Der Titel sagt eigentlich schon alles. Wenn ein Scanner auch noch vorhanden wäre, wäre das natürlich Top. Drucke maximal Din A4. Der Preis sollte auf jeden Fall unter 100,-€ liegen. Drucke die Fotos Hobbymäßig, nicht professionell.
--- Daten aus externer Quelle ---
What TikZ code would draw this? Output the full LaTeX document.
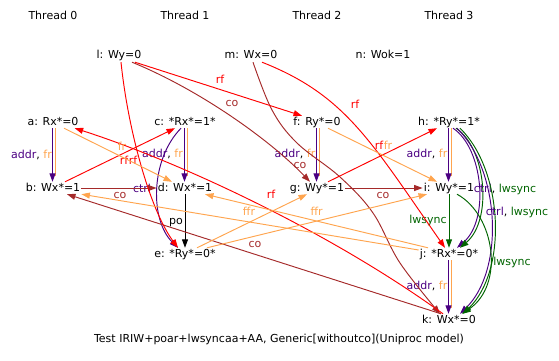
\documentclass[tikz,border=0pt]{standalone}
\usepackage{fontspec}
\setmainfont{DejaVu Sans}
\usetikzlibrary{arrows.meta}
\definecolor{rfc}{RGB}{255,0,0}
\definecolor{coc}{RGB}{165,42,42}
\definecolor{frc}{RGB}{255,165,79}
\definecolor{ctc}{RGB}{75,0,130}
\definecolor{lwc}{RGB}{0,100,0}
\begin{document}
\begin{tikzpicture}[x=1pt,y=-1pt,
  every node/.style={font=\fontsize{11}{13}\selectfont, inner sep=1pt, text height=8pt, text depth=2pt},
  edge/.style={line width=0.95pt,-{Triangle[length=8.5pt,width=6pt]}},
  rfe/.style={edge,draw=rfc},
  coe/.style={edge,draw=coc},
  fre/.style={edge,draw=frc},
  cte/.style={edge,draw=ctc},
  lwe/.style={edge,draw=lwc},
  poe/.style={edge,draw=black},
  plainfr/.style={line width=0.95pt,draw=frc},
  lab/.style={inner sep=0pt},
]
\useasboundingbox (0,0) rectangle (559,361);
% events
\node (t0) at (53,17) {Thread 0};
\node (t1) at (185,17) {Thread 1};
\node (t2) at (317,17) {Thread 2};
\node (t3) at (449,17) {Thread 3};
\node (l) at (119,56) {l: Wy=0};
\node (m) at (251,56) {m: Wx=0};
\node (n) at (383,56) {n: Wok=1};
\node (a) at (53,122) {a: Rx*=0};
\node (c) at (185,122) {c: *Rx*=1*};
\node (f) at (317,122) {f: Ry*=0};
\node (h) at (449,122) {h: *Ry*=1*};
\node (b) at (53,188) {b: Wx*=1};
\node (d) at (185,188) {d: Wx*=1};
\node (g) at (317,188) {g: Wy*=1};
\node (i) at (449,188) {i: Wy*=1};
\node (e) at (185,254) {e: *Ry*=0*};
\node (j) at (449,254) {j: *Rx*=0*};
\node (k) at (449,320) {k: Wx*=0};
\node (cap) at (279,339) {Test IRIW+poar+lwsyncaa+AA, Generic[withoutco](Uniproc model)};

% addr + fr (parallel)
\foreach \s/\t in {a/b,c/d,f/g,h/i,j/k}{
  \draw[plainfr] ([xshift=2]\s.south) -- ([xshift=2,yshift=6]\t.north);
  \draw[cte] ([xshift=-0.5]\s.south) -- ([xshift=-0.5]\t.north);
}
\node[lab] at (31.5,155) {{\color{ctc}addr}, {\color{frc}fr}};
\node[lab] at (162.5,154) {{\color{ctc}addr}, {\color{frc}fr}};
\node[lab] at (295,154) {{\color{ctc}addr}, {\color{frc}fr}};
\node[lab] at (427,154) {{\color{ctc}addr}, {\color{frc}fr}};
\node[lab] at (427,286) {{\color{ctc}addr}, {\color{frc}fr}};

% po
\draw[poe] (d.south) -- (e.north);
\node[lab] at (176,221) {po};

% ctrl c -> e
\draw[cte] ([xshift=-4]c.south) .. controls (150,160) and (150,220) .. ([xshift=-7]e.north);
\node[lab,text=ctc] at (142,189) {ctrl};

% lwsync i -> j
\draw[lwe] (i.south) -- (j.north);
\node[lab,text=lwc] at (428,220) {lwsync};

% h -> j ctrl, lwsync
\draw[cte] ([xshift=4]h.south) .. controls (483,148) and (490,220) .. ([xshift=8]j.north);
\draw[lwe] ([xshift=7]h.south) .. controls (486,148) and (493,220) .. ([xshift=11]j.north);
\node[lab] at (505,189) {{\color{ctc}ctrl}, {\color{lwc}lwsync}};

% h -> k ctrl, lwsync
\draw[cte] ([xshift=8]h.south) .. controls (500,170) and (505,270) .. ([xshift=11]k.north);
\draw[lwe] ([xshift=11]h.south) .. controls (503,170) and (508,270) .. ([xshift=14]k.north);
\node[lab] at (517,212) {{\color{ctc}ctrl}, {\color{lwc}lwsync}};

% i -> k lwsync
\draw[lwe] ([xshift=8]i.south) .. controls (495,215) and (505,285) .. ([xshift=13]k.north);
\node[lab,text=lwc] at (512,262) {lwsync};

% co
\draw[coe] (b.east) -- (d.west);
\node[lab,text=coc] at (120,195) {co};
\draw[coe] (g.east) -- (i.west);
\node[lab,text=coc] at (383,195) {co};
\draw[coe] ([xshift=13]l.south) .. controls (200,90) and (270,140) .. ([xshift=-7]g.north);
\node[lab,text=coc] at (232,103) {co};
\draw[coe] plot[smooth, tension=0.6] coordinates {([xshift=2]m.south) (272,110) (297,143) (340,177) (373,213) (400,263) ([xshift=-9]k.north)};
\node[lab,text=coc] at (300,165) {co};
\draw[coe] ([xshift=-8]k.north) -- ([xshift=14]b.south);
\node[lab,text=coc] at (255,244) {co};

% rf
\draw[rfe] ([xshift=16]l.south) -- ([xshift=-15]f.north);
\node[lab,text=rfc] at (220,80) {rf};
\draw[rfe] ([xshift=2]l.south) .. controls (128,130) and (150,210) .. ([xshift=-7]e.north);
\node[lab,text=rfc] at (133,161) {rf};
\draw[rfe] ([xshift=12]b.north) -- ([xshift=-10]c.south);
\node[lab,text=rfc] at (124,161) {rf};
\draw[rfe] ([xshift=11]g.north) -- ([xshift=-12]h.south);
\node[lab,text=rfc] at (379,146) {rf};
\draw[rfe] ([xshift=11]m.south) .. controls (345,95) and (370,140) .. ([xshift=-4]j.north);
\node[lab,text=rfc] at (355,105) {rf};
\draw[rfe] ([xshift=-6]k.north) .. controls (330,232) and (180,162) .. ([xshift=-5]a.south east);
\node[lab,text=rfc] at (271,195) {rf};

% fr
\draw[fre] ([xshift=11]a.south) -- ([xshift=-13]d.north);
\node[lab,text=frc] at (122,147) {fr};
\draw[fre] ([xshift=11]f.south) -- ([xshift=-12]i.north);
\node[lab,text=frc] at (388,146) {fr};
\draw[fre] ([xshift=12]e.north) -- ([xshift=-10]g.south);
\draw[fre] ([xshift=22]e.north) -- ([xshift=-22]i.south);
\draw[fre] ([yshift=4]j.west) -- (b.south east);
\draw[fre] ([xshift=-21]j.north) -- ([xshift=20]d.south);
\node[lab,text=frc] at (249,212) {ffr};
\node[lab,text=frc] at (316.6,212) {ffr};
\end{tikzpicture}
\end{document}
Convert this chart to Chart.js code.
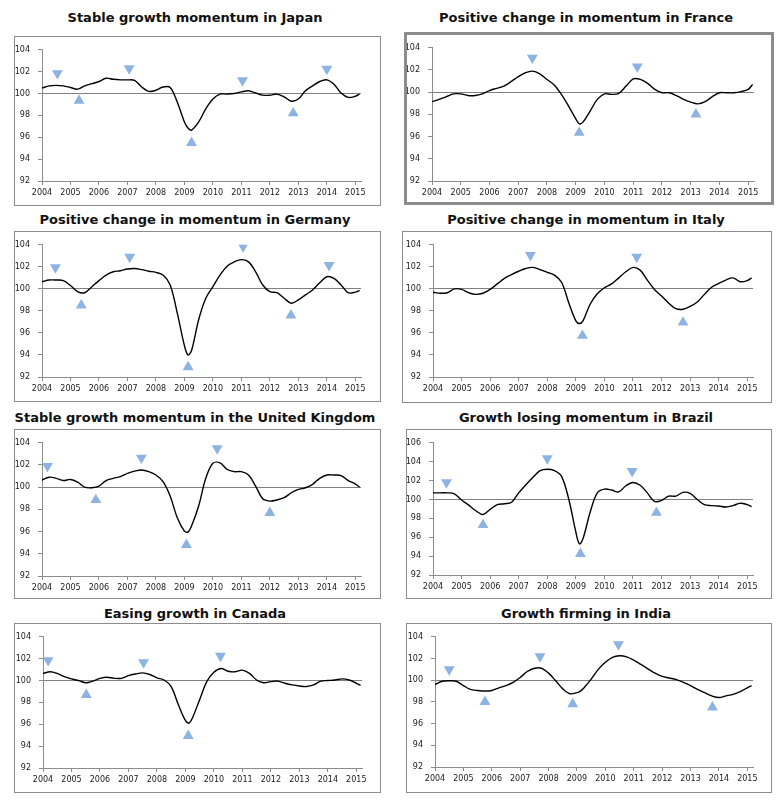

Hatte vorher einen IP4600, aber der ist leider 1 Monat nach der Garantiezeit kaputt gegangen...


----------



## Herbboy (21. September 2011)

*AW: Suche guten Tintenstrahl Drucker, bevorzugt Canon, für Fotos und Co.*

Brauchst Du auch LAN oder WLAN?


----------



## oxoViperoxo (21. September 2011)

*AW: Suche guten Tintenstrahl Drucker, bevorzugt Canon, für Fotos und Co.*

Nein, beides ist nicht nötig.


----------



## Herbboy (21. September 2011)

*AW: Suche guten Tintenstrahl Drucker, bevorzugt Canon, für Fotos und Co.*

Bei Canon kannst Du den hier nehmen Canon PIXMA MG5250 Multifunktionsgerät: Amazon.de: Computer & Zubehör  der hat auch getrennte Patronen im Gegensatz zu anderen Canon unter 100€ (hab noch 3-4 andere rausgesucht, die alle für die Farbpatronen nur EINE Patrone hatten, also zb blau leer => gesamte Patrone muss neu gekauft werden). Hier noch andere Shops: Canon PIXMA MG5250, Tinte (4502B006AA) | Geizhals.at Deutschland

Der hat nebenbei auch WLAN, vlt. ist das ja dann doch ein nettes Feature. Ich hab meinen Epson wegen WLAN auch platzsparend ein Stück weg vom PC platzieren können.


----------



## oxoViperoxo (21. September 2011)

Okay danke. Und von der Druckqualität ist er genauso gut wie die IP Modelle?


----------



## Herbboy (22. September 2011)

*AW: Suche guten Tintenstrahl Drucker, bevorzugt Canon, für Fotos und Co.*

Sollte mind gleichgut sein, da Drucker laufend preiswerter werden und Multifunktion inzwischen so "in" ist, dass die Scan+Kopier-Funktion kaum mehr mit einem hohen Aufpreis verbunden ist. Zumindest wirst Du für den Preis als Multifunktionsgerät vermutlich keine nennenswerten UNterschiede zu anderen Modellen haben.


----------